■ STATED TASK:
Copy all lines below exactly as written. Leave pictures out.
☆ ☆ ☆
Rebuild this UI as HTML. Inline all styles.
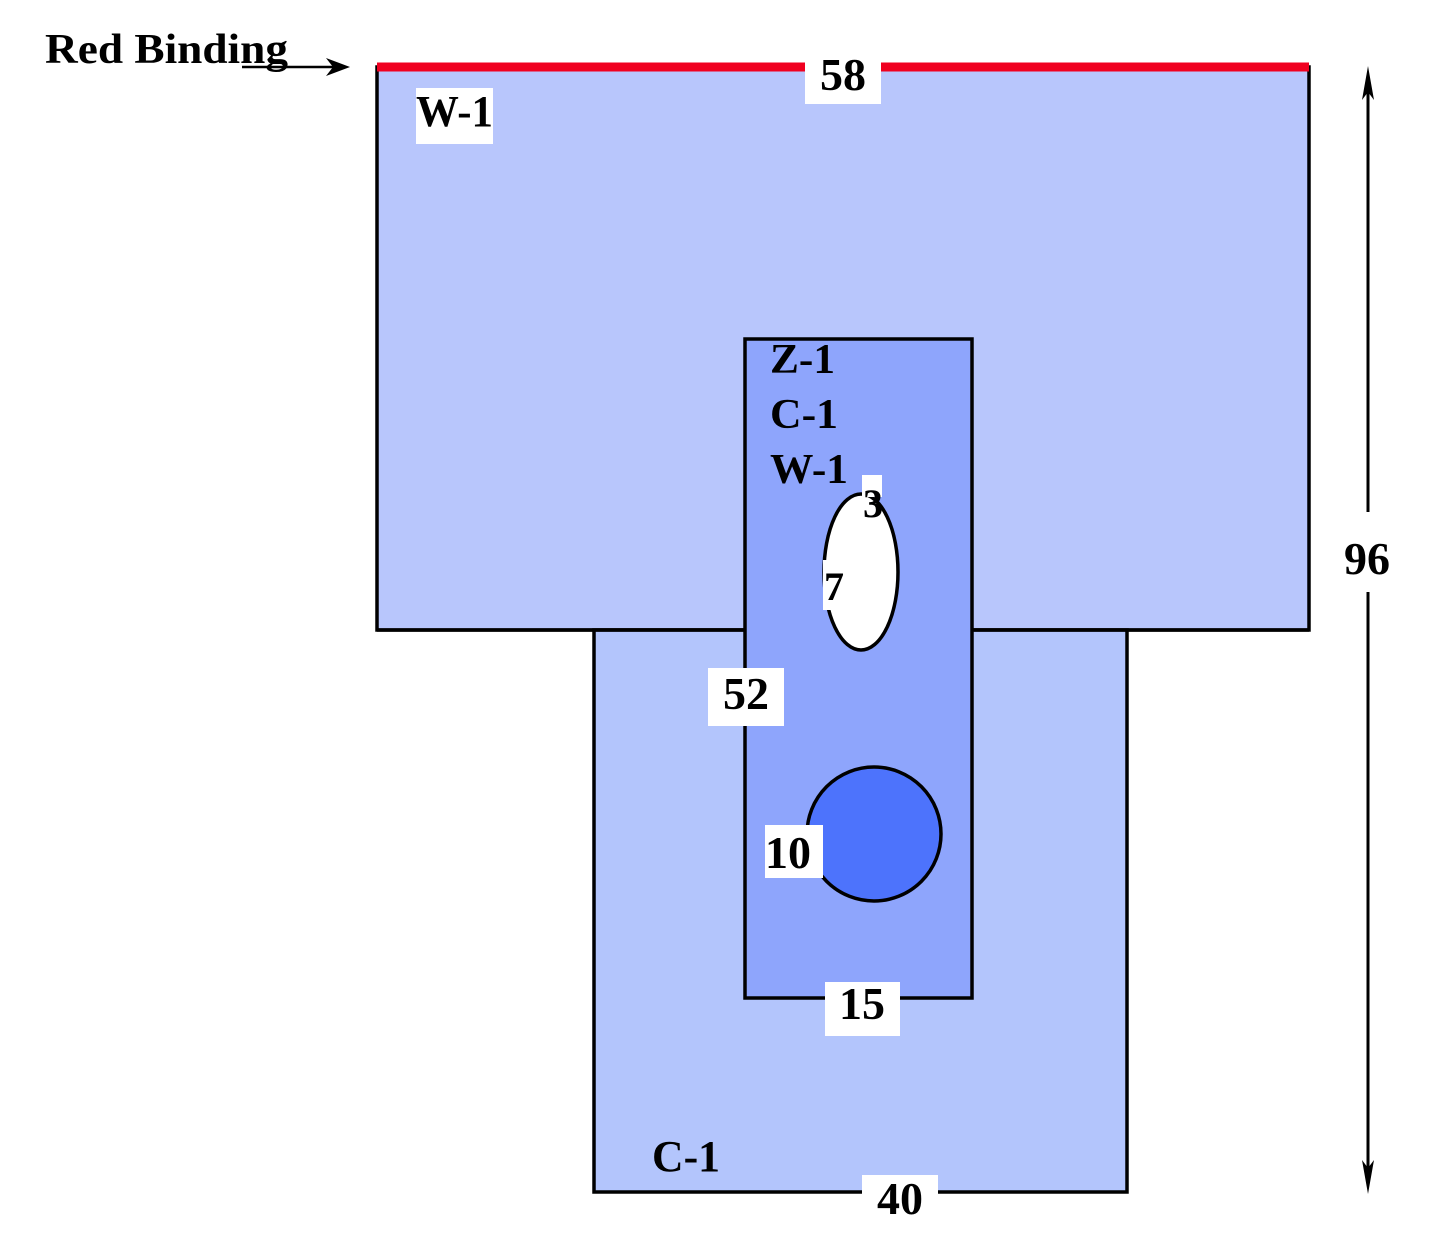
<!DOCTYPE html>
<html><head><meta charset="utf-8"><style>
html,body{margin:0;padding:0;background:#fff;}
svg{display:block;}
text{font-family:"Liberation Serif",serif;font-weight:bold;fill:#000;}
</style></head><body>
<svg width="1440" height="1252" viewBox="0 0 1440 1252" xmlns="http://www.w3.org/2000/svg">
<rect x="377" y="67" width="932" height="563" fill="#b8c6fc" stroke="#000" stroke-width="3.5"/>
<rect x="594" y="630" width="533" height="562" fill="#b3c5fc" stroke="#000" stroke-width="3.5"/>
<line x1="377" y1="630" x2="1309" y2="630" stroke="#000" stroke-width="3.5"/>
<rect x="745" y="339" width="227" height="659" fill="#8ea5fc" stroke="#000" stroke-width="3.5"/>
<line x1="377" y1="67" x2="1309" y2="67" stroke="#f00020" stroke-width="9"/>
<ellipse cx="861" cy="572" rx="37" ry="78" fill="#fff" stroke="#000" stroke-width="3.5"/>
<circle cx="874" cy="834" r="67" fill="#4d73fc" stroke="#000" stroke-width="3.5"/>
<line x1="242" y1="67" x2="340" y2="67" stroke="#000" stroke-width="2.5"/>
<path d="M350,67 L326,58 L333,67 L326,76 Z" fill="#000"/>
<text x="45" y="63" font-size="42" textLength="243" lengthAdjust="spacingAndGlyphs">Red Binding</text>
<line x1="1368" y1="80" x2="1368" y2="512" stroke="#000" stroke-width="3"/>
<line x1="1368" y1="592" x2="1368" y2="1180" stroke="#000" stroke-width="3"/>
<path d="M1368,66 L1374,100 L1368,92 L1362,100 Z" fill="#000"/>
<path d="M1368,1194 L1374,1160 L1368,1168 L1362,1160 Z" fill="#000"/>
<text x="1367" y="574" font-size="46" text-anchor="middle">96</text>
<rect x="805" y="58" width="76" height="46" fill="#fff"/>
<text x="843" y="90" font-size="46" text-anchor="middle">58</text>
<rect x="416" y="88" width="77" height="56" fill="#fff"/>
<text x="416" y="126" font-size="44" textLength="77" lengthAdjust="spacingAndGlyphs">W-1</text>
<text x="770" y="373" font-size="42" textLength="65" lengthAdjust="spacingAndGlyphs">Z-1</text>
<text x="770" y="428" font-size="42" textLength="68" lengthAdjust="spacingAndGlyphs">C-1</text>
<text x="770" y="483" font-size="42" textLength="78" lengthAdjust="spacingAndGlyphs">W-1</text>
<rect x="862" y="475" width="20" height="22" fill="#fff"/>
<text x="873" y="517" font-size="40" text-anchor="middle">3</text>
<rect x="823" y="560" width="20" height="50" fill="#fff"/>
<text x="834" y="600" font-size="40" text-anchor="middle">7</text>
<rect x="708" y="668" width="76" height="58" fill="#fff"/>
<text x="746" y="709" font-size="46" text-anchor="middle">52</text>
<rect x="765" y="825" width="58" height="53" fill="#fff"/>
<text x="788" y="868" font-size="46" text-anchor="middle">10</text>
<rect x="825" y="982" width="75" height="54" fill="#fff"/>
<text x="862" y="1019" font-size="46" text-anchor="middle">15</text>
<text x="652" y="1171" font-size="44" textLength="68" lengthAdjust="spacingAndGlyphs">C-1</text>
<rect x="862" y="1175" width="76" height="45" fill="#fff"/>
<text x="900" y="1214" font-size="46" text-anchor="middle">40</text>
</svg>
</body></html>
☆ ☆ ☆
■ EXERCISE RESULT:
Rebuild this UI as HTML. Inline all styles.
<!DOCTYPE html>
<html><head><meta charset="utf-8"><style>
html,body{margin:0;padding:0;background:#fff;}
svg{display:block;}
text{font-family:"Liberation Serif",serif;font-weight:bold;fill:#000;}
</style></head><body>
<svg width="1440" height="1252" viewBox="0 0 1440 1252" xmlns="http://www.w3.org/2000/svg">
<rect x="377" y="67" width="932" height="563" fill="#b8c6fc" stroke="#000" stroke-width="3.5"/>
<rect x="594" y="630" width="533" height="562" fill="#b3c5fc" stroke="#000" stroke-width="3.5"/>
<line x1="377" y1="630" x2="1309" y2="630" stroke="#000" stroke-width="3.5"/>
<rect x="745" y="339" width="227" height="659" fill="#8ea5fc" stroke="#000" stroke-width="3.5"/>
<line x1="377" y1="67" x2="1309" y2="67" stroke="#f00020" stroke-width="9"/>
<ellipse cx="861" cy="572" rx="37" ry="78" fill="#fff" stroke="#000" stroke-width="3.5"/>
<circle cx="874" cy="834" r="67" fill="#4d73fc" stroke="#000" stroke-width="3.5"/>
<line x1="242" y1="67" x2="340" y2="67" stroke="#000" stroke-width="2.5"/>
<path d="M350,67 L326,58 L333,67 L326,76 Z" fill="#000"/>
<text x="45" y="63" font-size="42" textLength="243" lengthAdjust="spacingAndGlyphs">Red Binding</text>
<line x1="1368" y1="80" x2="1368" y2="512" stroke="#000" stroke-width="3"/>
<line x1="1368" y1="592" x2="1368" y2="1180" stroke="#000" stroke-width="3"/>
<path d="M1368,66 L1374,100 L1368,92 L1362,100 Z" fill="#000"/>
<path d="M1368,1194 L1374,1160 L1368,1168 L1362,1160 Z" fill="#000"/>
<text x="1367" y="574" font-size="46" text-anchor="middle">96</text>
<rect x="805" y="58" width="76" height="46" fill="#fff"/>
<text x="843" y="90" font-size="46" text-anchor="middle">58</text>
<rect x="416" y="88" width="77" height="56" fill="#fff"/>
<text x="416" y="126" font-size="44" textLength="77" lengthAdjust="spacingAndGlyphs">W-1</text>
<text x="770" y="373" font-size="42" textLength="65" lengthAdjust="spacingAndGlyphs">Z-1</text>
<text x="770" y="428" font-size="42" textLength="68" lengthAdjust="spacingAndGlyphs">C-1</text>
<text x="770" y="483" font-size="42" textLength="78" lengthAdjust="spacingAndGlyphs">W-1</text>
<rect x="862" y="475" width="20" height="22" fill="#fff"/>
<text x="873" y="517" font-size="40" text-anchor="middle">3</text>
<rect x="823" y="560" width="20" height="50" fill="#fff"/>
<text x="834" y="600" font-size="40" text-anchor="middle">7</text>
<rect x="708" y="668" width="76" height="58" fill="#fff"/>
<text x="746" y="709" font-size="46" text-anchor="middle">52</text>
<rect x="765" y="825" width="58" height="53" fill="#fff"/>
<text x="788" y="868" font-size="46" text-anchor="middle">10</text>
<rect x="825" y="982" width="75" height="54" fill="#fff"/>
<text x="862" y="1019" font-size="46" text-anchor="middle">15</text>
<text x="652" y="1171" font-size="44" textLength="68" lengthAdjust="spacingAndGlyphs">C-1</text>
<rect x="862" y="1175" width="76" height="45" fill="#fff"/>
<text x="900" y="1214" font-size="46" text-anchor="middle">40</text>
</svg>
</body></html>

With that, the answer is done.